The lavish welcome laid on by India for this week's official visit of Russia's Vladimir Putin was looking like a love-in until somebody mentioned the word "MiG." In the last five years, India's elderly Soviet-built MiG-21 warplanes have suffered 110 crashes, and the Indian media have started calling the plane "widow-maker."
Must be a bitch getting pilots to re-up.
The Russians, saying that this crash rate was five times higher than their own, blame pilot error and false economies by the Indian Air Force, which tried to save money by buying "non-authorized" spare parts for the aircraft. This infuriates the Indians, who point out that since Russia no longer makes the MiG-21, nor its spares, they have to buy them somewhere.

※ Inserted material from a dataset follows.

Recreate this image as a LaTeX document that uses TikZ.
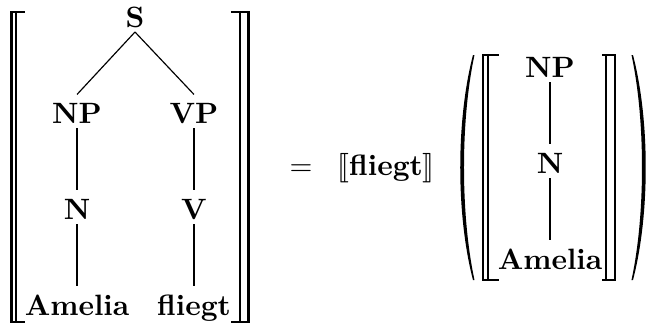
\documentclass[tikz,border=0pt]{standalone}
\usepackage{stmaryrd}
\newcommand{\drawbrack}[5]{
  \draw[brack] (#3, #4) -- (#1, #4) -- (#1, #5) -- (#3, #5);
  \draw[brack] (#2, #4) -- (#2, #5);
}
\newcommand{\drawparen}[2]{
  \fill[shift={(#1, 0)}, xscale=#2] (0, 55) .. controls (-17, 120) and (-17, 215) .. (0, 280)
    -- (1.5, 280) .. controls (-12.5, 215) and (-12.5, 120) .. (1.5, 55) -- cycle;
}
\tikzset{
  cat/.style={font=\bfseries, inner sep=0, anchor=base, text height=9.5pt, text depth=1.5pt},
  branch/.style={line width=.4pt},
  brack/.style={line width=.7pt}
}

\begin{document}
\begin{tikzpicture}[x=.34pt, y=-.34pt]
  \useasboundingbox (0, 0) rectangle (647, 324);
  \node[cat] (s) at (135, 27) {S};
  \node[cat] (np) at (77, 123) {NP};
  \node[cat] (vp) at (194, 123) {VP};
  \node[cat] (n) at (77, 219) {N};
  \node[cat] (v) at (194, 219) {V};
  \node[cat] (amelia) at (77, 315) {Amelia};
  \node[cat] (fliegt) at (194, 315) {fliegt};
  \draw[branch] (s.south) -- (np.north);
  \draw[branch] (s.south) -- (vp.north);
  \draw[branch] (np) -- (n);
  \draw[branch] (n) -- (amelia);
  \draw[branch] (vp) -- (v);
  \draw[branch] (v) -- (fliegt);
  \drawbrack{11.5}{16}{25}{12}{322}
  \drawbrack{248.5}{240}{231}{12}{322}
  \node[anchor=base] (eq) at (301, 175.5) {$=$};
  \node[anchor=base] (fun) at (386, 175.5) {$\llbracket$\textbf{fliegt}$\rrbracket$};
  % argument
  \node[cat] (np2) at (550, 77) {NP};
  \node[cat] (n2) at (550, 173) {N};
  \node[cat] (amelia2) at (550, 269) {Amelia};
  \draw[branch] (np2) -- (n2);
  \draw[branch] (n2) -- (amelia2);
  \drawbrack{483}{488}{499}{55}{280}
  \drawbrack{615}{606}{602}{55}{280}
  \drawparen{473}{1}
  \drawparen{633}{-1}
\end{tikzpicture}
\end{document}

Joe's Discount MiG Parts, cash only
Nikolai Nikitin, MiG's director-general, is offering to take over the servicing and logistics for the elderly aircraft from India's Hindustan Aeronautics, which built the aircraft under license. The MiG-21 was phased out from Soviet service over 20 years ago. In fact Nikitin, who has lately seen the rival Russian Sukhoi-27 and Sukhoi-30 warplanes winning the big Indian contracts, will offer almost anything to get a new deal to provide MiGs to India, from the MiG-29K naval version for the Admiral Gorshkov aircraft carrier to the wholly new MiG-29M fighter bomber. Nikitin is pushing the MiG-29K as an alternative to the French-built Mirage-2000 for India's nuclear-capable bomber fleet. But the MiG has a credibility problem. The MiG-21 crash rate of 2.81 per 10,000 flying hours is fearsomely high. Only one aircraft in the Indian inventory has a worse record -- the MiG-23.
That's a ringing endorsment for you. No wonder everyone's standing in line to buy U.S. planes.